Escribe: El Peregrino Impertinente
La semana pasada se hundió un crucero hasta el moño de turistas en las costas de la isla de Giglio, Italia. Once pasajeros murieron y otros 23 continúan desaparecidos. La noticia salió en la tapa de todos los periódicos del mundo, por lo que de seguro usted ya lo sabía. Ahora mismo estará leyendo y diciendo “yo ya lo sabía”, mientras su familia se queda consternada al verlo hablar con el diario. Es de locos. La gente se subió a un crucero, una de las cosas más relajantes que existen en esta bendita tierra, pensando encontrar retiro y distracción.
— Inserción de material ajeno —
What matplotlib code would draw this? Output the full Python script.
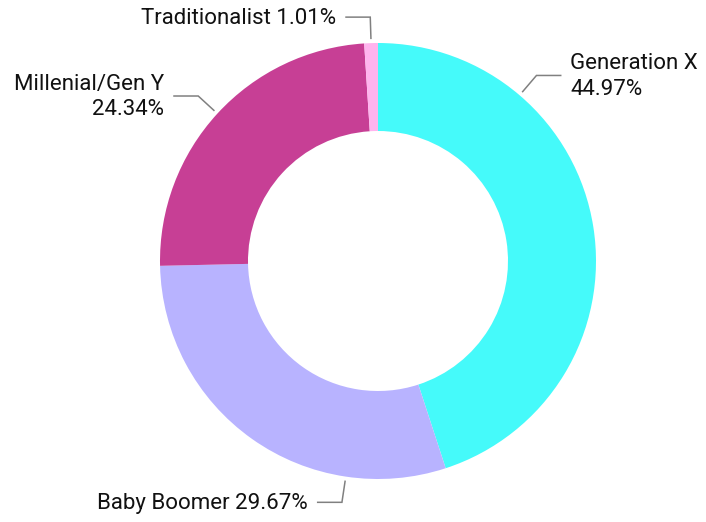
import numpy as np
import matplotlib.pyplot as plt

plt.rcParams['font.family'] = ['Roboto', 'DejaVu Sans']

categories = ['Generation X', 'Baby Boomer', 'Millenial/Gen Y', 'Traditionalist']
shares = [44.97, 29.67, 24.34, 1.01]
colors = ['#45FAFA', '#B8B3FF', '#C73F95', '#FFB4EE']

# label layout: two-line labels for the side slices, one line for the others
two_line = [True, False, True, False]
# angle (deg clockwise from top) where each leader line leaves the ring, None = slice middle
leader_angle = [40.5, 188.5, None, None]

W, H = 706, 522
cx, cy = 378, 261
R_OUT, R_IN = 218, 130

fig = plt.figure(figsize=(W / 100, H / 100), dpi=100)
ax = fig.add_axes([0, 0, 1, 1])
ax.set_xlim(0, W)
ax.set_ylim(0, H)
ax.set_aspect('equal')
ax.axis('off')

ax.pie(shares, colors=colors, startangle=90, counterclock=False,
       center=(cx, cy), radius=R_OUT,
       wedgeprops=dict(width=R_OUT - R_IN, linewidth=0))
ax.set_xlim(0, W)
ax.set_ylim(0, H)

cum = np.cumsum([0] + shares) / sum(shares) * 360
for i, name in enumerate(categories):
    a = leader_angle[i]
    if a is None:
        a = (cum[i] + cum[i + 1]) / 2
    t = np.deg2rad(a)
    sx, sy = np.sin(t), np.cos(t)
    x0, y0 = cx + 222 * sx, cy + 222 * sy
    x1, y1 = cx + 244 * sx, cy + 244 * sy
    side = 1 if sx > 0.02 else -1
    x2 = x1 + side * 25
    ax.plot([x0, x1, x2], [y0, y1, y1], color='#808080', lw=1.1,
            solid_capstyle='butt', solid_joinstyle='miter')
    pct = f'{shares[i]:.2f}%'
    txt = f'{name}\n{pct}' if two_line[i] else f'{name} {pct}'
    ax.text(x2 + side * 9, y1 - 1, txt, ha='left' if side > 0 else 'right',
            va='center', fontsize=16, color='#111111',
            linespacing=1.3, multialignment='left' if side > 0 else 'right')

fig.savefig('out.png', dpi=100)
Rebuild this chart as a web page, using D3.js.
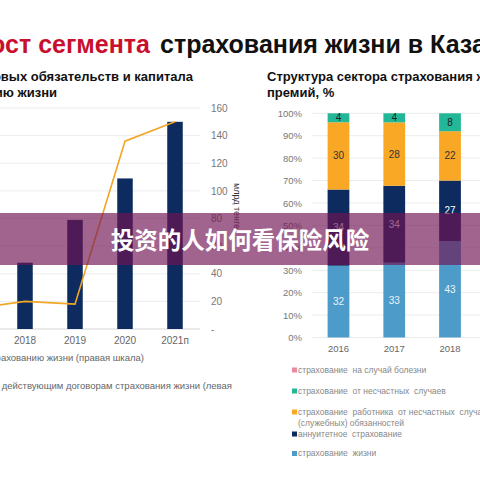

Y en vez de eso terminaron charlando con la parca. El destino quiso que la inmensa mayoría de los 4.200 pasajeros se salvara. Pero a esa altura, la catástrofe ya estaba consumada. La crónica de lo acontecido respalda la tesis a la que adhieren los pensadores más iluminados de nuestro tiempo: la pelotudez humana no tiene límites. Parece que toda la culpa del suceso fue del capitán del barco, Francesco Schettino, aunque varios investigadores sostienen que su verdadero nombre sería Garfio o Piluso. Se sabe que el barco embarrancó por acercarse demasiado a la costa. Según algunas hipótesis, y esto fuera de toda broma, el tipo habría querido pasar bien cerquita de la isla para obsequiar con la maniobra a su jefe, que allí se encontraba. O sea, no sólo un imprudente y un idiota, sino también un alcahuete. Encima, Schettino se habría ido del barco apenas comprendió lo que se venía, dejando a los turistas a su suerte.
Amén de los tristes acontecimientos, sigo creyendo que los cruceros son una opción altamente recomendable a la hora de combinar vacaciones con descanso. Eso si, cuando vaya a contratar algún servicio, pida que de capitán lo pongan a Nemo.